Is a local real estate agent better than a big-name agent?
A local expert often gives better guidance than a better-known agent who lacks neighborhood depth. Brand recognition may help, but street-level knowledge matters more. You want someone who understands pricing behavior, buyer demand, school zones, inspection patterns, and local negotiation habits.
How many real estate agents should I interview?
Interview at least two or three agents before deciding. Comparing answers helps you spot differences in preparation, honesty, and market understanding. The goal is not to find the most agreeable person. It is to find the person most capable of protecting your interests.
What are red flags when choosing a real estate agent?
Watch for vague answers, pressure tactics, poor follow-up, unrealistic pricing promises, weak local knowledge, and unwillingness to explain contract terms. An agent who avoids detail before being hired may become harder to trust once the transaction becomes stressful.
Should buyers and sellers use the same real estate agent?
Dual agency can create conflicts because one person may be trying to represent both sides. Rules vary by state, but buyers and sellers should understand the risks before agreeing. Separate representation often gives each party clearer advice and stronger advocacy.
How important are online reviews for real estate agents?

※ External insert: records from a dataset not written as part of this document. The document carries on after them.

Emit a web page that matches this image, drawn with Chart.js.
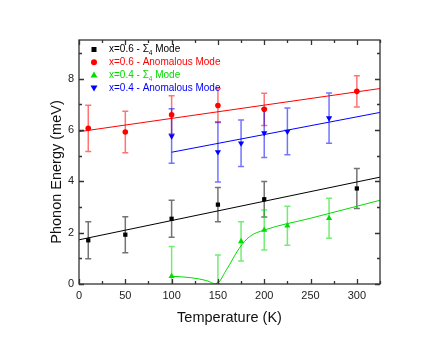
<!DOCTYPE html>
<html>
<head>
<meta charset="utf-8">
<script src="https://cdn.jsdelivr.net/npm/chart.js@4/dist/chart.umd.min.js"></script>
<style>
  html, body { margin: 0; padding: 0; background: #fff; }
</style>
</head>
<body>
<canvas id="chart" width="443" height="342"></canvas>
<script>
// measured points (temperature in K, energy in meV, half error bar)
var t_06 = [10, 50, 100, 150, 200, 300];
var e_06_sigma = [1.70, 1.92, 2.54, 3.09, 3.30, 3.72];
var err_06_sigma = [0.72, 0.70, 0.72, 0.67, 0.69, 0.78];
var e_06_anom = [6.06, 5.92, 6.59, 6.95, 6.80, 7.50];
var err_06_anom = [0.90, 0.81, 0.74, 0.66, 0.63, 0.61];

var t_04 = [100, 150, 175, 200, 225, 270];
var e_04_sigma = [0.30, 0.00, 1.66, 2.10, 2.27, 2.56];
var err_04_sigma = [1.16, 1.13, 0.76, 0.78, 0.76, 0.78];
var e_04_anom = [5.76, 5.14, 5.48, 5.88, 5.94, 6.46];
var err_04_anom = [1.06, 1.17, 0.91, 0.95, 0.91, 0.98];

// guide lines drawn through the data
var fit_06_sigma_t = [0, 325];
var fit_06_sigma_e = [1.72, 4.16];
var fit_06_anom_t = [0, 325];
var fit_06_anom_e = [5.93, 7.61];
var fit_04_anom_t = [100, 325];
var fit_04_anom_e = [5.13, 6.68];
var fit_04_sigma_t = [100, 120, 138, 148, 159, 173, 184, 200, 250, 325];
var fit_04_sigma_e = [0.30, 0.25, 0.13, 0.00, 0.54, 1.39, 1.84, 2.10, 2.56, 3.26];

// axis ticks
var x_major = [0, 50, 100, 150, 200, 250, 300];
var x_minor = [25, 75, 125, 175, 225, 275, 325];
var y_major = [0, 2, 4, 6, 8];
var y_minor = [1, 3, 5, 7, 9];

var y_title = 'Phonon Energy (meV)';

var legend_rows = [
  { pre: 'x=0.6 - \u03A3', sub: '4', post: ' Mode', color: '#000000', shape: 'rect' },
  { pre: 'x=0.6 - Anomalous Mode', sub: '', post: '', color: '#ff0000', shape: 'circle' },
  { pre: 'x=0.4 - \u03A3', sub: '4', post: ' Mode', color: '#00dd00', shape: 'tri' },
  { pre: 'x=0.4 - Anomalous Mode', sub: '', post: '', color: '#0000ff', shape: 'tridown' }
];

var FONT = '"Liberation Sans", Arial, sans-serif';

function points(t, e, err) {
  return t.map(function (v, i) {
    var p = { x: v, y: e[i] };
    if (err) { p.lo = e[i] - err[i]; p.hi = e[i] + err[i]; }
    return p;
  });
}

function markers(t, e, err, color, style, radius, rotation) {
  return {
    data: points(t, e, err),
    pointStyle: style,
    pointRadius: radius,
    pointRotation: rotation || 0,
    backgroundColor: color,
    borderColor: color,
    borderWidth: 0,
    showLine: false,
    errColor: color,
    order: 0
  };
}

function guide(t, e, color, smooth) {
  return {
    data: points(t, e),
    showLine: true,
    borderColor: color,
    borderWidth: 1,
    pointRadius: 0,
    cubicInterpolationMode: smooth ? 'monotone' : 'default',
    order: 1
  };
}

function hexAlpha(hex, a) {
  var r = parseInt(hex.slice(1, 3), 16), g = parseInt(hex.slice(3, 5), 16), b = parseInt(hex.slice(5, 7), 16);
  return 'rgba(' + r + ',' + g + ',' + b + ',' + a + ')';
}

// error bars, clipped to the plot box
var errorBars = {
  id: 'errorBars',
  beforeDatasetsDraw: function (chart) {
    var ctx = chart.ctx, a = chart.chartArea, xs = chart.scales.x, ys = chart.scales.y;
    ctx.save();
    ctx.beginPath();
    ctx.rect(a.left, a.top, a.right - a.left, a.bottom - a.top);
    ctx.clip();
    chart.data.datasets.forEach(function (ds) {
      if (!ds.errColor) return;
      ctx.strokeStyle = hexAlpha(ds.errColor, 0.55);
      ctx.lineWidth = 1.5;
      ds.data.forEach(function (p) {
        var px = xs.getPixelForValue(p.x);
        var y1 = ys.getPixelForValue(p.lo), y2 = ys.getPixelForValue(p.hi);
        ctx.beginPath();
        ctx.moveTo(px, y1); ctx.lineTo(px, y2);
        ctx.moveTo(px - 3, y1); ctx.lineTo(px + 3, y1);
        ctx.moveTo(px - 3, y2); ctx.lineTo(px + 3, y2);
        ctx.stroke();
      });
    });
    ctx.restore();
  }
};

// box with inward ticks on all four sides, plus the y title
var frame = {
  id: 'frame',
  afterDraw: function (chart) {
    var ctx = chart.ctx, a = chart.chartArea, xs = chart.scales.x, ys = chart.scales.y;
    ctx.save();
    ctx.strokeStyle = '#333';
    ctx.lineWidth = 1.3;
    ctx.strokeRect(a.left, a.top, a.right - a.left, a.bottom - a.top);
    ctx.beginPath();
    function xt(v, len) {
      var px = Math.round(xs.getPixelForValue(v)) + 0.5;
      ctx.moveTo(px, a.bottom); ctx.lineTo(px, a.bottom - len);
      ctx.moveTo(px, a.top); ctx.lineTo(px, a.top + len);
    }
    function yt(v, len) {
      var py = Math.round(ys.getPixelForValue(v)) + 0.5;
      ctx.moveTo(a.left, py); ctx.lineTo(a.left + len, py);
      ctx.moveTo(a.right, py); ctx.lineTo(a.right - len, py);
    }
    x_major.forEach(function (v) { xt(v, 5); });
    x_minor.forEach(function (v) { xt(v, 3); });
    y_major.forEach(function (v) { yt(v, 5); });
    y_minor.forEach(function (v) { yt(v, 3); });
    ctx.stroke();

    ctx.translate(57, 172);
    ctx.rotate(-Math.PI / 2);
    ctx.fillStyle = '#111';
    ctx.font = '14.5px ' + FONT;
    ctx.textAlign = 'center';
    ctx.textBaseline = 'middle';
    ctx.fillText(y_title, 0, 0);
    ctx.restore();
  }
};

// legend sitting inside the plot, text in series colours
var insideLegend = {
  id: 'insideLegend',
  afterDraw: function (chart) {
    var ctx = chart.ctx;
    var mx = 94, tx = 109, y0 = 49.5, dy = 12.8;
    ctx.save();
    ctx.textBaseline = 'middle';
    legend_rows.forEach(function (row, i) {
      var y = y0 + i * dy;
      ctx.fillStyle = row.color;
      ctx.beginPath();
      if (row.shape === 'rect') ctx.rect(mx - 2.5, y - 2.5, 5, 5);
      else if (row.shape === 'circle') ctx.arc(mx, y, 3, 0, Math.PI * 2);
      else if (row.shape === 'tri') { ctx.moveTo(mx, y - 3.5); ctx.lineTo(mx + 3.5, y + 2.5); ctx.lineTo(mx - 3.5, y + 2.5); }
      else { ctx.moveTo(mx, y + 3.5); ctx.lineTo(mx + 3.5, y - 2.5); ctx.lineTo(mx - 3.5, y - 2.5); }
      ctx.fill();
      ctx.font = '10px ' + FONT;
      ctx.fillText(row.pre, tx, y);
      var w = ctx.measureText(row.pre).width;
      if (row.sub) {
        ctx.font = '6.5px ' + FONT;
        ctx.fillText(row.sub, tx + w, y + 4);
        w += ctx.measureText(row.sub).width;
        ctx.font = '10px ' + FONT;
        ctx.fillText(row.post, tx + w, y);
      }
    });
    ctx.restore();
  }
};

new Chart(document.getElementById('chart'), {
  type: 'scatter',
  data: {
    datasets: [
      markers(t_06, e_06_sigma, err_06_sigma, '#000000', 'rect', 3),
      markers(t_06, e_06_anom, err_06_anom, '#ff0000', 'circle', 2.8),
      markers(t_04, e_04_sigma, err_04_sigma, '#00dd00', 'triangle', 3.6),
      markers(t_04, e_04_anom, err_04_anom, '#0000ff', 'triangle', 3.6, 180),
      guide(fit_06_sigma_t, fit_06_sigma_e, '#000000'),
      guide(fit_06_anom_t, fit_06_anom_e, '#ff0000'),
      guide(fit_04_anom_t, fit_04_anom_e, '#0000ff'),
      guide(fit_04_sigma_t, fit_04_sigma_e, '#00dd00', true)
    ]
  },
  options: {
    responsive: false,
    animation: false,
    devicePixelRatio: 1,
    layout: { padding: { left: 0, right: 63, top: 40, bottom: 15 } },
    plugins: { legend: { display: false }, tooltip: { enabled: false } },
    scales: {
      x: {
        type: 'linear',
        min: 0,
        max: 325,
        afterBuildTicks: function (s) { s.ticks = x_major.map(function (v) { return { value: v }; }); },
        afterFit: function (s) { s.height = 43; },
        grid: { display: false, drawTicks: false },
        border: { display: false },
        ticks: { padding: 5, color: '#222', font: { family: FONT, size: 11 } },
        title: {
          display: true,
          text: 'Temperature (K)',
          color: '#111',
          padding: { top: 4, bottom: 0 },
          font: { family: FONT, size: 14.5 }
        }
      },
      y: {
        type: 'linear',
        min: 0,
        max: 9.5,
        afterBuildTicks: function (s) { s.ticks = y_major.map(function (v) { return { value: v }; }); },
        afterFit: function (s) { s.width = 79; },
        grid: { display: false, drawTicks: false },
        border: { display: false },
        ticks: { padding: 5, color: '#222', font: { family: FONT, size: 11 } }
      }
    }
  },
  plugins: [errorBars, frame, insideLegend]
});
</script>
</body>
</html>
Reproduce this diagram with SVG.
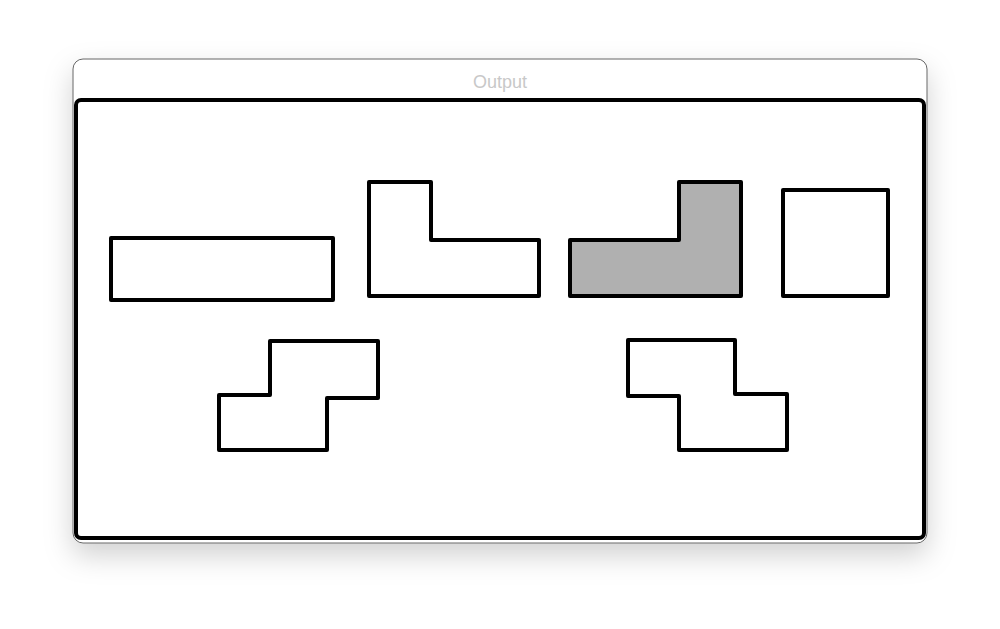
<svg xmlns="http://www.w3.org/2000/svg" width="1000" height="629" viewBox="0 0 1000 629">
  <defs>
    <filter id="shadow" x="-10%" y="-15%" width="120%" height="140%">
      <feDropShadow dx="0" dy="12" stdDeviation="14" flood-color="#000" flood-opacity="0.18"/>
    </filter>
  </defs>
  <style>
    .piece { fill: #ffffff; stroke: #000000; stroke-width: 4; stroke-linejoin: round; }
    .shaded { fill: #b0b0b0; }
    .title { font-family: "Liberation Sans", Arial, sans-serif; font-size: 18px; fill: #c8c8c8; text-anchor: middle; }
  </style>
  <rect width="1000" height="629" fill="#ffffff"/>
  <g id="window">
    <rect x="73" y="59" width="854" height="484" rx="10" ry="10" fill="#ffffff" stroke="#666666" stroke-width="1" filter="url(#shadow)"/>
    <text class="title" x="500" y="88">Output</text>
    <rect x="76" y="100" width="848" height="438" rx="5" ry="5" fill="#ffffff" stroke="#000000" stroke-width="4"/>
  </g>
  <g id="piece-i">
    <rect class="piece" x="111" y="238" width="222" height="62"/>
  </g>
  <g id="piece-l">
    <path class="piece" d="M369,182 H431 V240 H539 V296 H369 Z"/>
  </g>
  <g id="piece-j">
    <path class="piece shaded" d="M570,240 H679 V182 H741 V296 H570 Z"/>
  </g>
  <g id="piece-o">
    <rect class="piece" x="783" y="190" width="105" height="106"/>
  </g>
  <g id="piece-s">
    <path class="piece" d="M219,395 H270 V341 H378 V398 H327 V450 H219 Z"/>
  </g>
  <g id="piece-z">
    <path class="piece" d="M628,340 H735 V394 H787 V450 H679 V396 H628 Z"/>
  </g>
  <g id="connectors"></g>
</svg>
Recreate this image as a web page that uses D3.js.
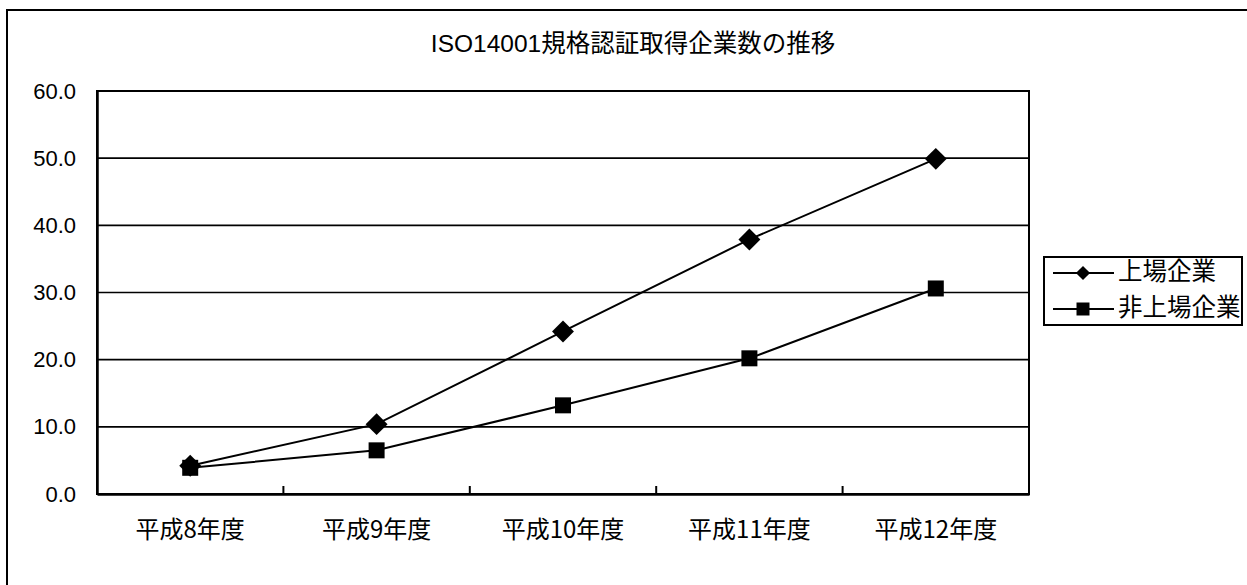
<!DOCTYPE html>
<html>
<head>
<meta charset="utf-8">
<script src="https://cdn.jsdelivr.net/npm/d3@7"></script>
<style>
  html, body { margin: 0; padding: 0; background: #fff; }
  svg { display: block; }
  text { font-family: "Liberation Sans", Arial, "Noto Sans CJK JP", sans-serif; fill: #000; }
</style>
</head>
<body>
<svg id="chart" width="1247" height="585"></svg>
<script>
// ISO14001 certification trend: listed vs. unlisted companies
const chartTitle = "ISO14001規格認証取得企業数の推移";
const years = ["平成8年度", "平成9年度", "平成10年度", "平成11年度", "平成12年度"];
const listed = [4.2, 10.4, 24.2, 37.9, 49.9];
const unlisted = [3.9, 6.5, 13.2, 20.2, 30.6];
const seriesNames = ["上場企業", "非上場企業"];
const yTicks = [0, 10, 20, 30, 40, 50, 60];

const svg = d3.select("#chart");
const W = 1247, H = 585;

// outer chart frame (runs off the right and bottom edges)
svg.append("rect")
  .attr("x", 7).attr("y", 10)
  .attr("width", W + 10).attr("height", H + 10)
  .attr("fill", "#fff").attr("stroke", "#000").attr("stroke-width", 2);

const plot = { left: 97, top: 91, right: 1029, bottom: 494 };

const x = d3.scaleBand().domain(years).range([plot.left, plot.right]).padding(0);
const y = d3.scaleLinear().domain([0, 60]).range([plot.bottom, plot.top]);

// title
svg.append("text")
  .attr("x", 633).attr("y", 46)
  .attr("text-anchor", "middle").attr("dominant-baseline", "middle")
  .attr("font-size", 24.5)
  .text(chartTitle);

// horizontal gridlines
svg.append("g")
  .selectAll("line")
  .data(yTicks.filter(d => d > 0))
  .join("line")
  .attr("x1", plot.left).attr("x2", plot.right)
  .attr("y1", d => y(d)).attr("y2", d => y(d))
  .attr("stroke", "#000").attr("stroke-width", 1.6);

// plot area border
svg.append("rect")
  .attr("x", plot.left).attr("y", plot.top)
  .attr("width", plot.right - plot.left).attr("height", plot.bottom - plot.top)
  .attr("fill", "none").attr("stroke", "#000").attr("stroke-width", 2);

// y axis
const yAxis = svg.append("g")
  .attr("transform", `translate(${plot.left},0)`)
  .call(d3.axisLeft(y).tickValues(yTicks).tickFormat(d3.format(".1f")).tickSize(0).tickPadding(21));
yAxis.select(".domain").attr("stroke", "#000").attr("stroke-width", 2.5);
yAxis.selectAll("text").attr("font-size", 22)
  .style("font-family", "'Liberation Sans', Arial, sans-serif");

// x axis: inward tick marks between categories
const xAxis = svg.append("g")
  .attr("transform", `translate(0,${plot.bottom})`)
  .call(d3.axisBottom(x).tickSize(0).tickPadding(27));
xAxis.select(".domain").attr("stroke", "#000").attr("stroke-width", 2.5);
xAxis.selectAll("text").attr("font-size", 24)
  .style("font-family", "'Noto Sans CJK JP', sans-serif");
svg.append("g")
  .selectAll("line")
  .data(years.slice(1))
  .join("line")
  .attr("x1", d => x(d)).attr("x2", d => x(d))
  .attr("y1", plot.bottom).attr("y2", plot.bottom - 8)
  .attr("stroke", "#000").attr("stroke-width", 2);

const cx = d => x(d) + x.bandwidth() / 2;
const line = d3.line().x((d, i) => cx(years[i])).y(d => y(d));

// unlisted companies
svg.append("path").datum(unlisted)
  .attr("d", line).attr("fill", "none").attr("stroke", "#000").attr("stroke-width", 2);
svg.append("g").selectAll("path").data(unlisted).join("path")
  .attr("transform", (d, i) => `translate(${cx(years[i])},${y(d)})`)
  .attr("d", d3.symbol().type(d3.symbolSquare).size(16 * 16))
  .attr("fill", "#000");

// listed companies
svg.append("path").datum(listed)
  .attr("d", line).attr("fill", "none").attr("stroke", "#000").attr("stroke-width", 2);
svg.append("g").selectAll("path").data(listed).join("path")
  .attr("transform", (d, i) => `translate(${cx(years[i])},${y(d)}) rotate(45)`)
  .attr("d", d3.symbol().type(d3.symbolSquare).size(15.5 * 15.5))
  .attr("fill", "#000");

// legend
const lg = svg.append("g");
lg.append("rect")
  .attr("x", 1044).attr("y", 257).attr("width", 198).attr("height", 68)
  .attr("fill", "#fff").attr("stroke", "#000").attr("stroke-width", 2);
const rows = [
  { name: seriesNames[0], yy: 273, kind: "diamond" },
  { name: seriesNames[1], yy: 309, kind: "square" }
];
rows.forEach(r => {
  lg.append("line")
    .attr("x1", 1053).attr("x2", 1114).attr("y1", r.yy).attr("y2", r.yy)
    .attr("stroke", "#000").attr("stroke-width", 2);
  if (r.kind === "diamond") {
    lg.append("path")
      .attr("transform", `translate(1083,${r.yy}) rotate(45)`)
      .attr("d", d3.symbol().type(d3.symbolSquare).size(10 * 10))
      .attr("fill", "#000");
  } else {
    lg.append("path")
      .attr("transform", `translate(1083,${r.yy})`)
      .attr("d", d3.symbol().type(d3.symbolSquare).size(13 * 13))
      .attr("fill", "#000");
  }
  lg.append("text")
    .attr("x", 1118).attr("y", r.yy)
    .attr("dominant-baseline", "middle")
    .attr("font-size", 24.5)
    .style("font-family", "'Noto Sans CJK JP', sans-serif")
    .text(r.name);
});
</script>
</body>
</html>
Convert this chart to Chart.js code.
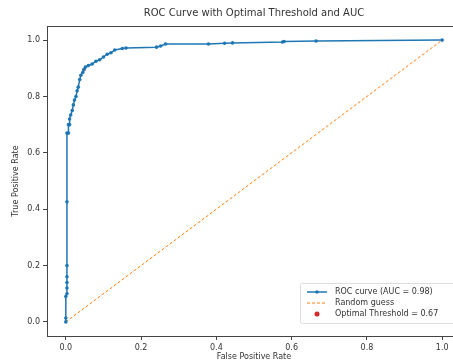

Reviews help, but they should not be your only filter. Look for patterns in comments about communication, negotiation, honesty, and problem-solving. A few detailed reviews can reveal more than dozens of generic five-star ratings with no useful context.
What makes a real estate agent good for first-time buyers?
First-time buyers need patience, clear explanations, and strong protection from rushed decisions. A good agent explains financing, inspections, contingencies, closing costs, and offer terms in plain language. They also challenge weak choices before those choices become expensive mistakes.